_Work to be completed_. Extract everything from the first line through the line with "import * as", both ends included, except for any pictures.

_Stored data_.
· · · ·
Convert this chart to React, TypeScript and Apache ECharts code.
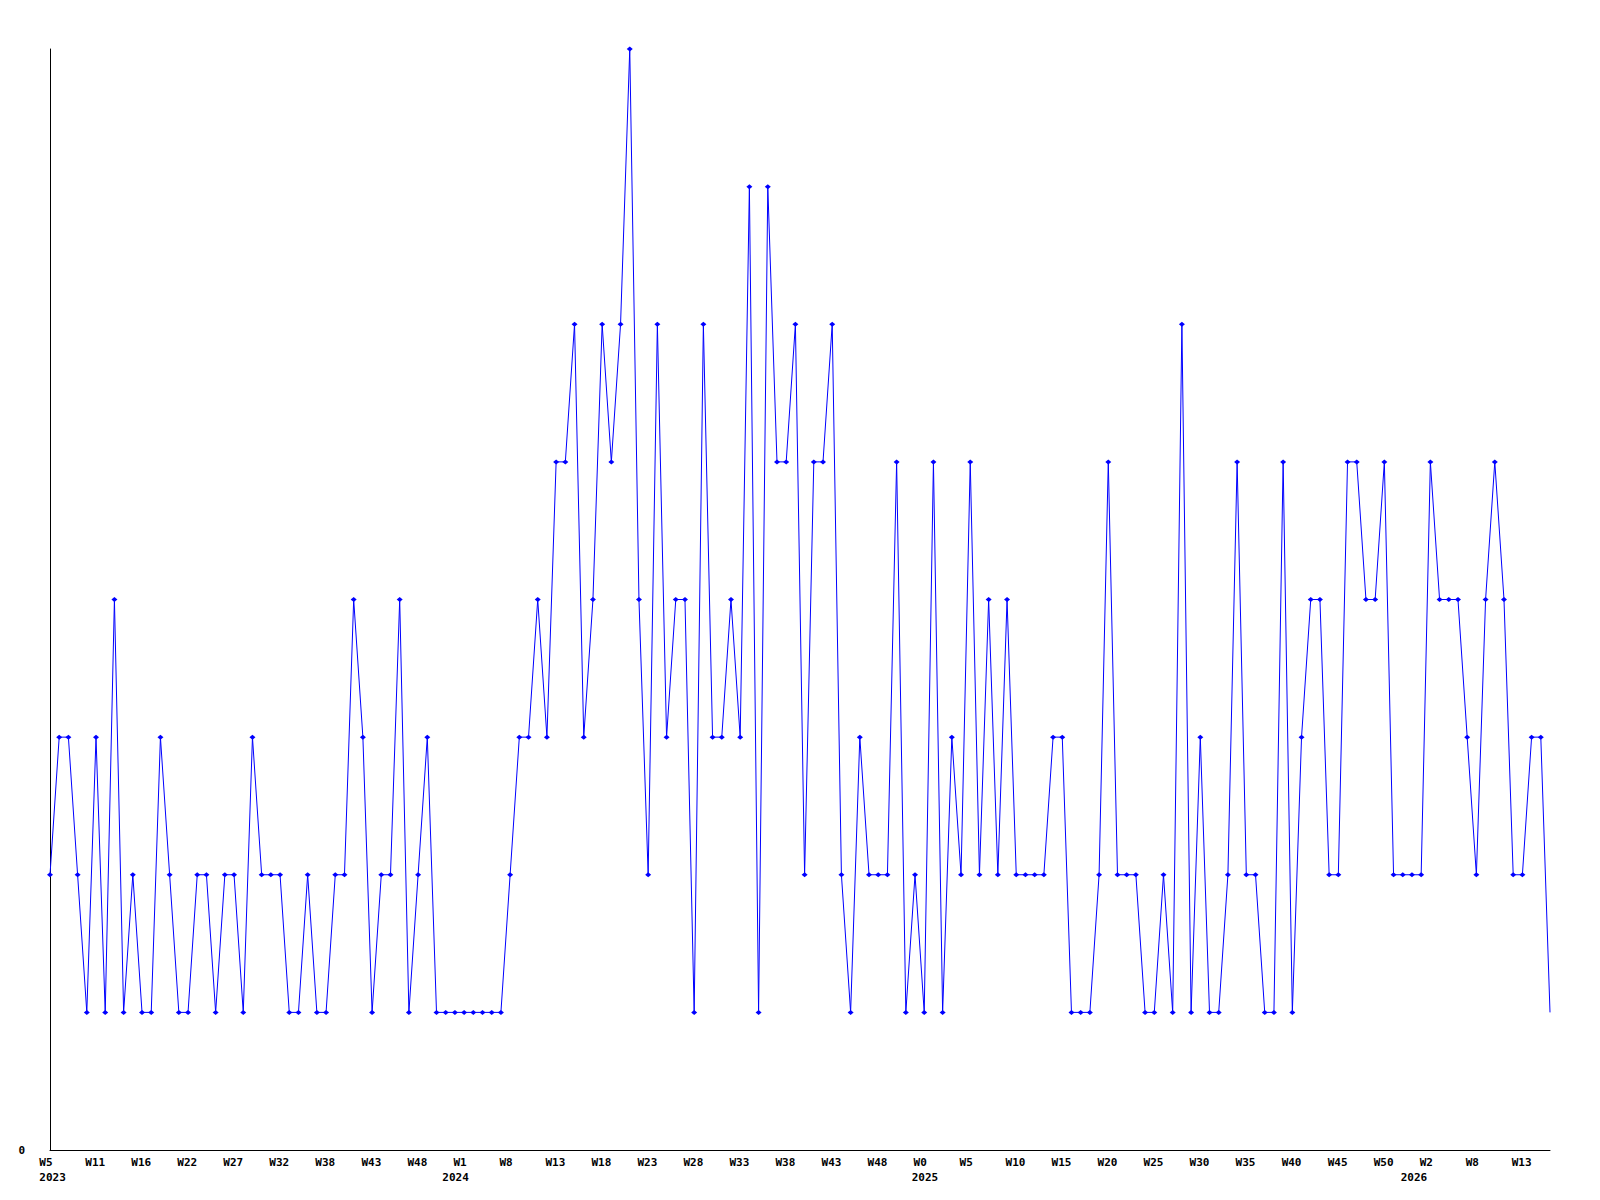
import React, { useEffect, useRef } from "react";
import * as echarts from "echarts";

// Weekly values, one per point (164 points)
const values: number[] = [
  2, 3, 3, 2, 1, 3, 1, 4, 1, 2,
  1, 1, 3, 2, 1, 1, 2, 2, 1, 2,
  2, 1, 3, 2, 2, 2, 1, 1, 2, 1,
  1, 2, 2, 4, 3, 1, 2, 2, 4, 1,
  2, 3, 1, 1, 1, 1, 1, 1, 1, 1,
  2, 3, 3, 4, 3, 5, 5, 6, 3, 4,
  6, 5, 6, 8, 4, 2, 6, 3, 4, 4,
  1, 6, 3, 3, 4, 3, 7, 1, 7, 5,
  5, 6, 2, 5, 5, 6, 2, 1, 3, 2,
  2, 2, 5, 1, 2, 1, 5, 1, 3, 2,
  5, 2, 4, 2, 4, 2, 2, 2, 2, 3,
  3, 1, 1, 1, 2, 5, 2, 2, 2, 1,
  1, 2, 1, 6, 1, 3, 1, 1, 2, 5,
  2, 2, 1, 1, 5, 1, 3, 4, 4, 2,
  2, 5, 5, 4, 4, 5, 2, 2, 2, 2,
  5, 4, 4, 4, 3, 2, 4, 5, 4, 2,
  2, 3, 3, 1,
];

// Tick labels, one every 5 points
const tickLabels: string[] = [
  "W5", "W11", "W16", "W22", "W27", "W32", "W38", "W43", "W48", "W1",
  "W8", "W13", "W18", "W23", "W28", "W33", "W38", "W43", "W48", "W0",
  "W5", "W10", "W15", "W20", "W25", "W30", "W35", "W40", "W45", "W50",
  "W2", "W8", "W13",
];

// Year labels placed under specific tick labels (index into tickLabels)
const yearTickIndex: number[] = [0, 9, 19, 30];
const yearLabels: string[] = ["2023", "2024", "2025", "2026"];

// --- styling constants (not data) ---
const TICK_STEP = 5;
const FONT = "'DejaVu Sans Mono', 'Liberation Mono', monospace";
const FONT_SIZE = 11;
const CHAR_W = FONT_SIZE * 0.602;
const LABEL_START = -10.7; // text starts this far left of its tick
const YEAR_START = [-10.7, -21.8, -12.5, -29.7];

function padFor(len: number, start: number): number[] {
  const d = 2 * start + len * CHAR_W;
  return d >= 0 ? [0, 0, 0, d] : [0, -d, 0, 0];
}

const baseText = {
  fontFamily: FONT,
  fontWeight: "bold",
  fontSize: FONT_SIZE,
  color: "#000000",
  lineHeight: 15,
};

export default function App() {
  const ref = useRef<HTMLDivElement>(null);

  useEffect(() => {
    if (!ref.current) return;
    const chart = echarts.init(ref.current, undefined, { renderer: "svg" });

    const categories = values.map((_, i) => String(i));

    const rich: Record<string, any> = {};
    for (let n = 1; n <= 4; n++) {
      rich["w" + n] = { ...baseText, padding: padFor(n, LABEL_START) };
    }
    yearLabels.forEach((y, k) => {
      rich["y" + k] = { ...baseText, padding: padFor(y.length, YEAR_START[k]) };
    });

    chart.setOption({
      animation: false,
      backgroundColor: "#ffffff",
      grid: { left: 50, right: 50, top: 49, bottom: 50, containLabel: false },
      xAxis: {
        type: "category",
        data: categories,
        boundaryGap: false,
        axisLine: { show: true, lineStyle: { color: "#000000", width: 1 } },
        axisTick: { show: false },
        splitLine: { show: false },
        axisLabel: {
          interval: TICK_STEP - 1,
          margin: 5,
          ...baseText,
          align: "center",
          rich,
          formatter: (_v: string, idx: number) => {
            const t = Math.round(idx / TICK_STEP);
            const lbl = tickLabels[t] ?? "";
            let s = `{w${lbl.length}|${lbl}}`;
            const yi = yearTickIndex.indexOf(t);
            if (yi >= 0) s += `\n{y${yi}|${yearLabels[yi]}}`;
            return s;
          },
        },
      },
      yAxis: {
        type: "value",
        min: 0,
        max: 8,
        interval: 8,
        axisLine: { show: true, lineStyle: { color: "#000000", width: 1 } },
        axisTick: { show: false },
        splitLine: { show: false },
        axisLabel: {
          margin: 25,
          color: "#000000",
          fontFamily: FONT,
          fontWeight: "bold",
          fontSize: FONT_SIZE,
          formatter: (v: number) => (v === 0 ? "0" : ""),
        },
      },
      series: [
        {
          type: "line",
          data: values,
          color: "#0000ff",
          lineStyle: { color: "#0000ff", width: 1 },
          itemStyle: { color: "#0000ff" },
          symbol: (_val: any, params: any) =>
            params.dataIndex === values.length - 1 ? "none" : "diamond",
          symbolSize: [6, 5],
          showAllSymbol: true,
          emphasis: { disabled: true },
        },
      ],
    });

    return () => chart.dispose();
  }, []);

  return (
    <div
      ref={ref}
      style={{ position: "absolute", left: 0, top: 0, width: 1600, height: 1200 }}
    />
  );
}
· · · ·
_Solution for this task_.
Convert this chart to React, TypeScript and Apache ECharts code.
import React, { useEffect, useRef } from "react";
import * as echarts from "echarts";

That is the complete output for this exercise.